### DIRECTIVE
Leaving out the pictures, retype the lines from the beginning of the listing through the line containing "ax2 = ax.twinx()".

Records with drawing code
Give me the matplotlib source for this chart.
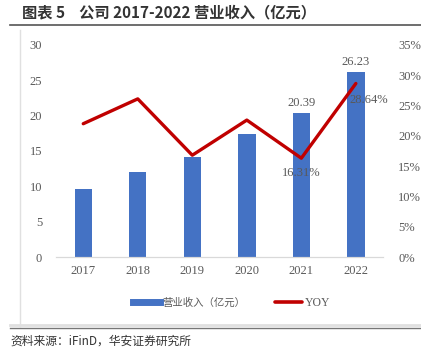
import matplotlib.pyplot as plt
import matplotlib.lines as mlines
import numpy as np

plt.rcParams['font.family'] = ['Noto Sans CJK SC', 'DejaVu Sans']

years = ['2017', '2018', '2019', '2020', '2021', '2022']
revenue = [9.6, 12.0, 14.1, 17.4, 20.39, 26.23]
yoy = [22.0, 26.1, 16.8, 22.6, 16.31, 28.64]

gray = '#595959'
serif = 'Liberation Serif'

fig = plt.figure(figsize=(4.21, 3.54), dpi=100)
ax = fig.add_axes([0.133, 0.274, 0.777, 0.599])
ax2 = ax.twinx()

x = np.arange(len(years))
ax.bar(x, revenue, width=0.32, color='#4472C4', zorder=2)
ax2.plot(x, yoy, color='#C00000', lw=2.4, solid_capstyle='round', zorder=3)

ax.set_xlim(-0.5, 5.5)
ax.set_ylim(0, 30)
ax.set_yticks(range(0, 31, 5))
ax2.set_ylim(0, 35)
ax2.set_yticks(range(0, 36, 5))
ax2.set_yticklabels([f'{v}%' for v in range(0, 36, 5)])
ax.set_xticks(x)
ax.set_xticklabels(years)

for a in (ax, ax2):
    for s in ['top', 'left', 'right']:
        a.spines[s].set_visible(False)
    a.spines['bottom'].set_color('#D9D9D9')
    a.tick_params(length=0, labelsize=9, labelcolor=gray)
    for lab in a.get_xticklabels() + a.get_yticklabels():
        lab.set_fontfamily(serif)
ax.tick_params(axis='y', pad=10)
ax.tick_params(axis='x', pad=6)
ax2.tick_params(axis='y', pad=11)
ax2.set_zorder(ax.get_zorder() + 1)
ax2.patch.set_visible(False)

# data labels
for i in (4, 5):
    ax.text(x[i], revenue[i] + 0.5, f'{revenue[i]:.2f}', ha='center', va='bottom',
            fontsize=9, color=gray, family=serif)
ax2.text(x[4], yoy[4] - 1.5, f'{yoy[4]:.2f}%', ha='center', va='top',
         fontsize=9, color=gray, family=serif)
ax2.text(x[5] - 0.12, yoy[5] - 2.8, f'{yoy[5]:.2f}%', ha='left', va='center',
         fontsize=9, color=gray, family=serif)

# legend
h1 = mlines.Line2D([], [], color='#4472C4', lw=5)
h2 = mlines.Line2D([], [], color='#C00000', lw=2.6, solid_capstyle='round')
leg = fig.legend([h1, h2], ['营业收入（亿元）', 'YOY'], loc='center',
                 bbox_to_anchor=(0.55, 0.145), ncol=2, frameon=False,
                 fontsize=7.5, handlelength=2.6, columnspacing=2.8, handletextpad=0.3)
for t in leg.get_texts():
    t.set_color(gray)
leg.get_texts()[1].set_fontfamily(serif)
leg.get_texts()[1].set_fontsize(8.5)

# title and frame lines
fig.text(0.052, 0.965, '图表 5    公司 2017-2022 营业收入（亿元）', fontsize=11,
         fontweight='bold', color='#333333', va='center')
fig.add_artist(mlines.Line2D([0.024, 1.0], [0.930, 0.930], color='#555555', lw=1.2))
fig.add_artist(mlines.Line2D([0.048, 0.048], [0.08, 0.915], color='#E0E0E0', lw=1))
fig.add_artist(mlines.Line2D([0.024, 1.0], [0.083, 0.083], color='#E0E0E0', lw=2))
fig.add_artist(mlines.Line2D([0.024, 1.0], [0.073, 0.073], color='#777777', lw=1))
fig.text(0.024, 0.037, '资料来源：iFinD，华安证券研究所', fontsize=8.5,
         color='#333333', va='center')

fig.savefig('out.png', dpi=100)
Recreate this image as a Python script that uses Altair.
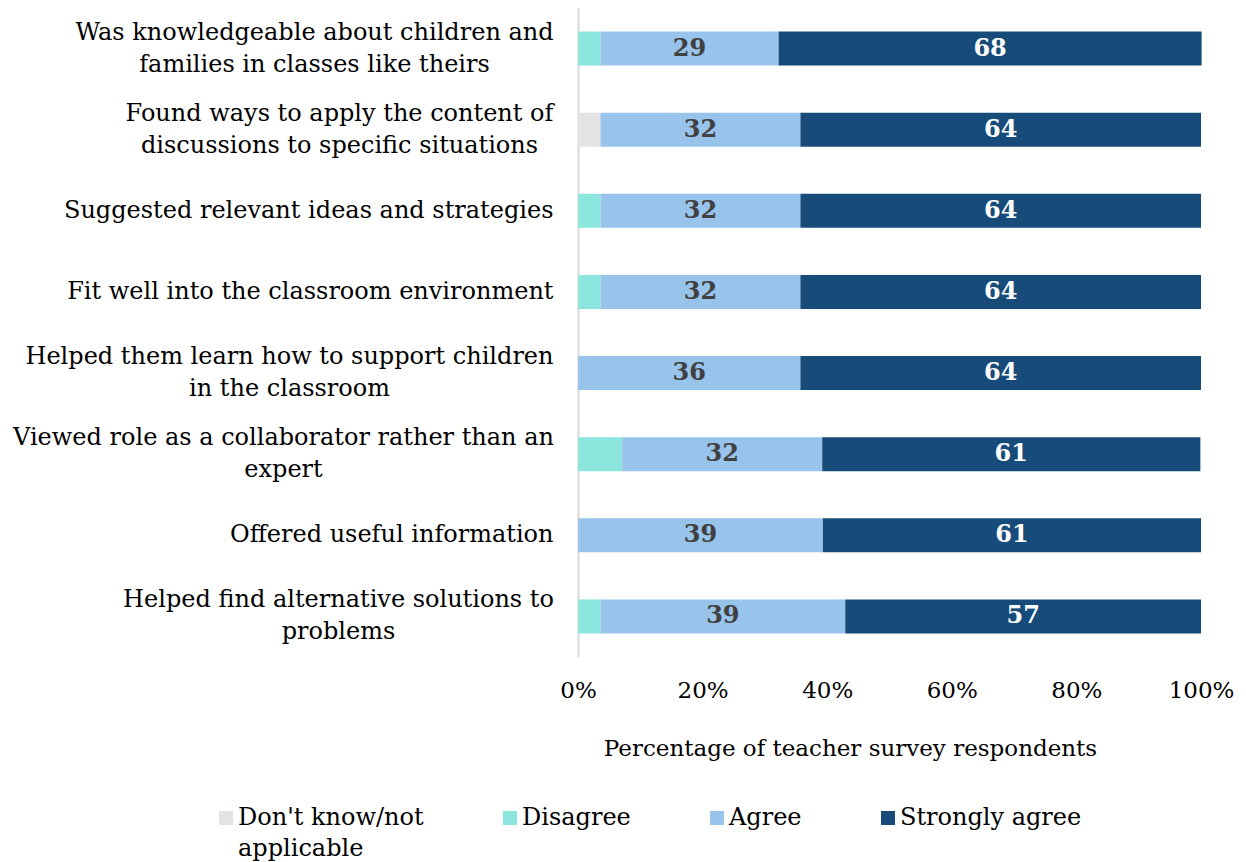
import altair as alt
import pandas as pd

categories = [
    "Was knowledgeable about children and\nfamilies in classes like theirs",
    "Found ways to apply the content of\ndiscussions to specific situations",
    "Suggested relevant ideas and strategies",
    "Fit well into the classroom environment",
    "Helped them learn how to support children\nin the classroom",
    "Viewed role as a collaborator rather than an\nexpert",
    "Offered useful information",
    "Helped find alternative solutions to\nproblems",
]
responses = ["Don't know/not applicable", "Disagree", "Agree", "Strongly agree"]
dont_know = [0, 3.6, 0, 0, 0, 0, 0, 0]
disagree = [3.6, 0, 3.6, 3.6, 0, 7.1, 0, 3.6]
agree = [28.6, 32.1, 32.1, 32.1, 35.7, 32.1, 39.3, 39.3]
strongly_agree = [67.9, 64.3, 64.3, 64.3, 64.3, 60.7, 60.7, 57.1]
colors = ["#e3e3e3", "#8de6dd", "#98c3eb", "#174c7a"]
x_ticks = [0, 20, 40, 60, 80, 100]

FONT = "DejaVu Serif"

# style: wrapped labels are centred lines in a right-aligned block;
# half-width of each block's first line (rendered, px) sets the centre.
LABEL_GAP = 25
wrap_half_width = {
    "Was knowledgeable": 239,
    "Found ways": 214,
    "Helped them learn": 264,
    "Viewed role": 270,
    "Helped find": 215,
}

rows = []
for i, cat in enumerate(categories):
    start = 0.0
    for resp, series in zip(responses, [dont_know, disagree, agree, strongly_agree]):
        v = series[i]
        rows.append({
            "category": cat,
            "response": resp,
            "value": v,
            "start": start,
            "end": start + v,
            "mid": start + v / 2,
            "label": str(int(round(v))),
        })
        start += v
df = pd.DataFrame(rows)

wrapped_test = "indexof(datum.value, '\\n') >= 0"
pad_conditions = [
    {"test": f"indexof(datum.value, '{k}') === 0", "value": LABEL_GAP + w}
    for k, w in wrap_half_width.items()
]

y_enc = alt.Y(
    "category:N",
    sort=categories,
    scale=alt.Scale(paddingInner=0.58, paddingOuter=0.29),
    axis=alt.Axis(
        title=None,
        labelExpr="split(datum.label, '\\n')",
        labelFont=FONT,
        labelFontSize=24,
        labelColor="#000000",
        labelLineHeight=32,
        labelPadding={"condition": pad_conditions, "value": LABEL_GAP},
        labelAlign={"condition": {"test": wrapped_test, "value": "center"}, "value": "right"},
        labelLimit=600,
        labelOffset={"condition": {"test": wrapped_test, "value": -16}, "value": 0},
        ticks=False,
        domainColor="#d9d9d9",
        domainWidth=2,
        grid=False,
    ),
)

bars = alt.Chart(df).mark_bar().encode(
    x=alt.X(
        "start:Q",
        scale=alt.Scale(domain=[0, 100], nice=False),
        axis=alt.Axis(
            values=x_ticks,
            labelExpr="datum.value + '%'",
            labelFlush=False,
            grid=False,
            domain=False,
            ticks=False,
            labelFont=FONT,
            labelFontSize=23,
            labelColor="#000000",
            labelBaseline="middle",
            labelPadding=33,
            title="Percentage of teacher survey respondents",
            titleFont=FONT,
            titleFontSize=23,
            titleFontWeight="normal",
            titleColor="#000000",
            titleBaseline="middle",
            titleAlign="center",
            titleX=272,
            titleY=91,
        ),
    ),
    x2="end:Q",
    y=y_enc,
    color=alt.Color(
        "response:N",
        sort=responses,
        scale=alt.Scale(domain=responses, range=colors),
        legend=alt.Legend(
            title=None,
            orient="none",
            legendX=-364,
            legendY=798,
            direction="horizontal",
            columns=4,
            columnPadding=74,
            symbolType="square",
            symbolSize=196,
            symbolStrokeWidth=0,
            labelFont=FONT,
            labelFontSize=24,
            labelColor="#000000",
            labelOffset=0,
            labelLimit=400,
            labelExpr="datum.label === \"Don't know/not applicable\" ? [\"Don't know/not\", 'applicable'] : [datum.label, '']",
        ),
    ),
)

texts = alt.Chart(df).transform_filter(
    "datum.response === 'Agree' || datum.response === 'Strongly agree'"
).mark_text(font=FONT, fontSize=24, fontWeight="bold", align="center", baseline="middle").encode(
    x=alt.X("mid:Q"),
    y=alt.Y("category:N", sort=categories),
    text="label:N",
    color=alt.condition("datum.response === 'Agree'", alt.value("#404040"), alt.value("#ffffff")),
)

chart = alt.layer(bars, texts).properties(
    width=623,
    height=649,
    background="#ffffff",
    autosize=alt.AutoSizeParams(type="none"),
    padding={"left": 570, "top": 0, "right": 37, "bottom": 205},
).configure(font=FONT, style={"guide-label": {"lineHeight": 31}}).configure_view(stroke=None)

chart.save("out.html", embed_options={"renderer": "svg", "actions": False})
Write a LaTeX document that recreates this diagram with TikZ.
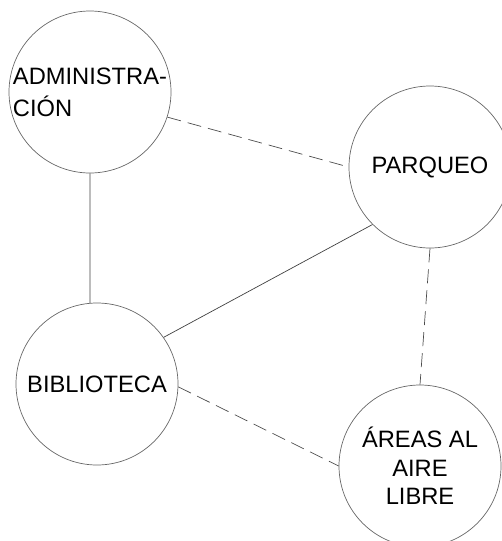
\documentclass[tikz,border=0pt]{standalone}
\usepackage{fontspec}
\setmainfont{Liberation Sans}
\begin{document}
\begin{tikzpicture}[x=1pt,y=-1pt,
  zone/.style={circle,draw=black!60,line width=0.7pt,minimum size=162pt,inner sep=0pt,
    font=\fontsize{23.7}{28.7}\selectfont},
  solidlink/.style={draw=black!75,line width=0.7pt},
  dashlink/.style={draw=black!70,line width=0.7pt,dash pattern=on 14pt off 7pt}]
\useasboundingbox (0,0) rectangle (502,541);
\node[zone,align=left,font=\fontsize{23.7}{32}\selectfont] (admin) at (90,92) {ADMINISTRA-\\CIÓN};
\node[zone] (parq) at (430,167) {PARQUEO};
\node[zone] (bib) at (97,384) {BIBLIOTECA};
\node[zone,align=center] (areas) at (420,466) {ÁREAS AL\\AIRE\\LIBRE};
\draw[dashlink] (admin.-18) -- (parq.180);
\draw[solidlink] (admin.270) -- (bib.95);
\draw[solidlink] (bib.35.5) -- (parq.225.5);
\draw[dashlink] (bib.-2) -- (areas.180);
\draw[dashlink] (parq.270) -- (areas.90);
\end{tikzpicture}
\end{document}
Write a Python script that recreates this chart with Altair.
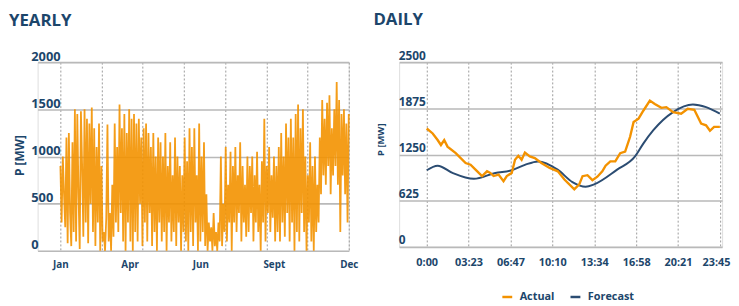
import altair as alt
import pandas as pd

ORANGE = "#f39200"
NAVY_LINE = "#2b4c72"
NAVY_TEXT = "#1c466b"
GRID = "#b9b9b9"
DOT = "#9a9a9a"
FONT = "Open Sans"

# ---------------- YEARLY data ----------------
yearly_values = [
    900, 300, 1000, 600, 250, 1200, 80, 1250, 400, 50, 1150, 200,
    1500, 100, 1450, 600, 20, 1480, 900, 150, 1500, 300, 1400, 80,
    1350, 500, 1520, 200, 1300, 50, 1100, 300, 1350, 0, 900, 100,
    200, 0, 350, 1340, 100, 400, 0, 700, 150, 1350, 300, 1100,
    200, 1550, 400, 1300, 100, 1450, 0, 1250, 300, 1500, 100, 1400,
    0, 1450, 200, 1350, 100, 1400, 500, 1200, 50, 1300, 300, 1350,
    100, 1250, 400, 1100, 50, 1250, 200, 1000, 0, 1200, 300, 1150,
    100, 1000, 200, 1250, 0, 900, 300, 1150, 100, 800, 200, 1200,
    50, 1000, 300, 900, 0, 800, 200, 1200, 100, 950, 0, 1300,
    200, 1100, 50, 1300, 300, 800, 0, 1350, 100, 1000, 200, 1150,
    50, 600, 0, 300, 100, 250, 0, 400, 50, 200, 0, 300,
    100, 1000, 50, 500, 200, 1100, 100, 700, 300, 1050, 0, 900,
    300, 1100, 200, 800, 400, 1150, 100, 900, 300, 700, 150, 1000,
    200, 900, 400, 1000, 100, 800, 300, 1050, 200, 700, 0, 950,
    300, 1400, 100, 900, 400, 1100, 200, 800, 350, 1000, 100, 900,
    200, 1100, 100, 1250, 300, 1000, 150, 1350, 400, 1200, 100, 1400,
    300, 1200, 0, 1450, 200, 1550, 100, 1300, 400, 1500, 200, 1000,
    0, 800, 300, 1150, 100, 900, 0, 1000, 200, 700, 300, 1200,
    600, 1600, 800, 1400, 700, 1570, 900, 1650, 600, 1300, 800, 1500,
    900, 1790, 700, 1600, 200, 1450, 800, 1500, 600, 1350, 300, 1450,
]
month_labels = ["Jan", "Apr", "Jun", "Sept", "Dec"]
month_pos = [0, 24, 48.5, 74, 100]
year_grid = [0, 14.29, 28.57, 42.86, 57.14, 71.43, 85.71, 100]
yearly_ticks = [0, 500, 1000, 1500, 2000]

# ---------------- DAILY data ----------------
actual_min = [0, 29, 53, 69, 85, 101, 141, 189, 213, 237, 253, 269, 293, 309, 325,
              349, 373, 389, 413, 429, 445, 461, 477, 501, 525, 557, 597, 637, 669,
              717, 741, 757, 781, 805, 829, 853, 869, 892, 916, 940, 964, 988, 1005,
              1029, 1053, 1084, 1108, 1140, 1164, 1197, 1236, 1268, 1300, 1333, 1357,
              1376, 1396, 1424]
actual_mw = [1602, 1535, 1446, 1379, 1446, 1357, 1268, 1135, 1112, 1045, 1001, 959,
             1023, 1001, 959, 979, 890, 959, 1001, 1179, 1232, 1179, 1277, 1224, 1201,
             1135, 1068, 1023, 912, 779, 845, 957, 970, 903, 950, 1023, 1099, 1157,
             1157, 1268, 1290, 1490, 1691, 1735, 1846, 1980, 1935, 1882, 1891, 1824,
             1802, 1869, 1855, 1668, 1646, 1571, 1624, 1624]
forecast_min = [0, 53, 125, 229, 333, 413, 477, 541, 636, 708, 772, 813, 925, 1012,
                1053, 1101, 1197, 1293, 1357, 1424]
forecast_mw = [1037, 1099, 1001, 921, 1001, 1037, 1110, 1157, 1045, 877, 814, 845,
               1045, 1224, 1401, 1579, 1824, 1926, 1891, 1802]
daily_tick_min = [0, 203, 407, 610, 814, 1018, 1221, 1425]
daily_tick_labels = ["0:00", "03:23", "06:47", "10:10", "13:34", "16:58", "20:21", "23:45"]
daily_ticks = [0, 625, 1250, 1875, 2500]
series_names = ["Actual", "Forecast"]


def label_expr(values, labels):
    expr = "''"
    for v, l in reversed(list(zip(values, labels))):
        expr = f"abs(datum.value - {v}) < 0.01 ? '{l}' : ({expr})"
    return expr


# ---------------- YEARLY panel ----------------
n = len(yearly_values)
ydf = pd.DataFrame({"t": [i * 100 / (n - 1) for i in range(n)], "p": yearly_values})
mdf = pd.DataFrame({"t": month_pos, "label": month_labels})
yx = alt.Scale(domain=[-7.9, 100], nice=False, zero=False)

y_line = alt.Chart(ydf).mark_line(color=ORANGE, strokeWidth=1.8, opacity=0.9).encode(
    x=alt.X("t:Q", scale=yx, axis=alt.Axis(
        values=year_grid, grid=True, gridDash=[2, 2], gridColor=DOT, gridWidth=1,
        labels=False, ticks=False, domain=False, title=None)),
    y=alt.Y("p:Q", scale=alt.Scale(domain=[0, 2000], nice=False), axis=alt.Axis(
        values=yearly_ticks, format="d", grid=True, gridColor=GRID, gridWidth=1.6,
        domain=False, ticks=False, labelAlign="left", labelPadding=7,
        labelBaseline="alphabetic", labelOffset=-2, labelFontSize=13,
        labelFontWeight="bold", labelColor=NAVY_TEXT, labelFont=FONT,
        title="P [MW]", titleFont=FONT, titleFontSize=12, titleFontWeight="bold",
        titleColor=NAVY_TEXT, titleX=-18, titleY=94, titleBaseline="middle",
        titleAlign="center", titleAngle=-90)),
)
y_months = alt.Chart(mdf).mark_point(opacity=0).encode(
    x=alt.X("t:Q", scale=yx, axis=alt.Axis(
        orient="bottom", values=month_pos, labelExpr=label_expr(month_pos, month_labels),
        grid=False, ticks=False, domain=False, title=None, labelPadding=9,
        labelFlush=False, labelFontSize=10, labelFontWeight="bold",
        labelColor=NAVY_TEXT, labelFont=FONT)),
)
yearly = alt.layer(y_line, y_months).resolve_axis(x="independent").properties(
    width=315, height=191,
    title=alt.TitleParams("YEARLY", anchor="start", frame="group", dx=-29, fontSize=17,
                          font=FONT, fontWeight="bold", color=NAVY_TEXT,
                          baseline="alphabetic", offset=8),
)

# ---------------- DAILY panel ----------------
adf = pd.DataFrame({"m": actual_min, "p": actual_mw, "s": series_names[0]})
fdf = pd.DataFrame({"m": forecast_min, "p": forecast_mw, "s": series_names[1]})
dx_scale = alt.Scale(domain=[-134, 1435], nice=False, zero=False)
dy_scale = alt.Scale(domain=[0, 2500], nice=False)
color = alt.Color("s:N", scale=alt.Scale(domain=series_names, range=[ORANGE, NAVY_LINE]),
                  legend=alt.Legend(title=None, orient="none", legendX=469, legendY=231,
                                    direction="horizontal", symbolType="stroke",
                                    symbolSize=100, symbolStrokeWidth=2.5,
                                    labelFont=FONT, labelFontSize=11,
                                    labelFontWeight="bold", labelColor=NAVY_TEXT,
                                    labelOffset=6, columnPadding=10))
dx_axis = alt.Axis(values=daily_tick_min, labelExpr=label_expr(daily_tick_min, daily_tick_labels),
                   grid=True, gridDash=[2, 2], gridColor=DOT, gridWidth=1, ticks=False,
                   domain=False, title=None, labelPadding=10, labelFontSize=11,
                   labelFlush=3, labelFlushOffset=10,
                   labelFontWeight="bold", labelColor=NAVY_TEXT, labelFont=FONT)
dy_axis = alt.Axis(values=daily_ticks, format="d", grid=True, gridColor=GRID, gridWidth=1.6,
                   domain=False, ticks=False, labelAlign="left", labelPadding=1,
                   labelBaseline="alphabetic", labelOffset=-3, labelFontSize=12,
                   labelFontWeight="bold", labelColor=NAVY_TEXT, labelFont=FONT,
                   title="P [MW]", titleFont=FONT, titleFontSize=9.5,
                   titleFontWeight="bold", titleColor=NAVY_TEXT, titleX=-19, titleY=78,
                   titleBaseline="middle", titleAlign="center", titleAngle=-90)

f_line = alt.Chart(fdf).mark_line(strokeWidth=2, interpolate="monotone").encode(
    x=alt.X("m:Q", scale=dx_scale, axis=dx_axis),
    y=alt.Y("p:Q", scale=dy_scale, axis=dy_axis),
    color=color,
)
a_line = alt.Chart(adf).mark_line(strokeWidth=2.4).encode(
    x=alt.X("m:Q", scale=dx_scale, axis=dx_axis),
    y=alt.Y("p:Q", scale=dy_scale, axis=dy_axis),
    color=color,
)
daily = alt.layer(f_line, a_line).properties(
    width=327, height=187,
    title=alt.TitleParams("DAILY", anchor="start", frame="group", dx=-26, fontSize=17,
                          font=FONT, fontWeight="bold", color=NAVY_TEXT,
                          baseline="alphabetic", offset=8),
)

chart = alt.hconcat(yearly, daily, spacing=14).properties(
    padding={"top": 0, "left": 0, "right": 0, "bottom": 0}
).configure_view(stroke=None).configure(background="white")

chart.save("out.html", embed_options={"renderer": "svg", "actions": False})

### WRITTEN SOLUTION
Give me the matplotlib source for this chart.
import matplotlib.pyplot as plt
import matplotlib.lines as mlines
import numpy as np

plt.rcParams['font.family'] = ['Noto Sans CJK SC', 'DejaVu Sans']

years = ['2017', '2018', '2019', '2020', '2021', '2022']
revenue = [9.6, 12.0, 14.1, 17.4, 20.39, 26.23]
yoy = [22.0, 26.1, 16.8, 22.6, 16.31, 28.64]

gray = '#595959'
serif = 'Liberation Serif'

fig = plt.figure(figsize=(4.21, 3.54), dpi=100)
ax = fig.add_axes([0.133, 0.274, 0.777, 0.599])
ax2 = ax.twinx()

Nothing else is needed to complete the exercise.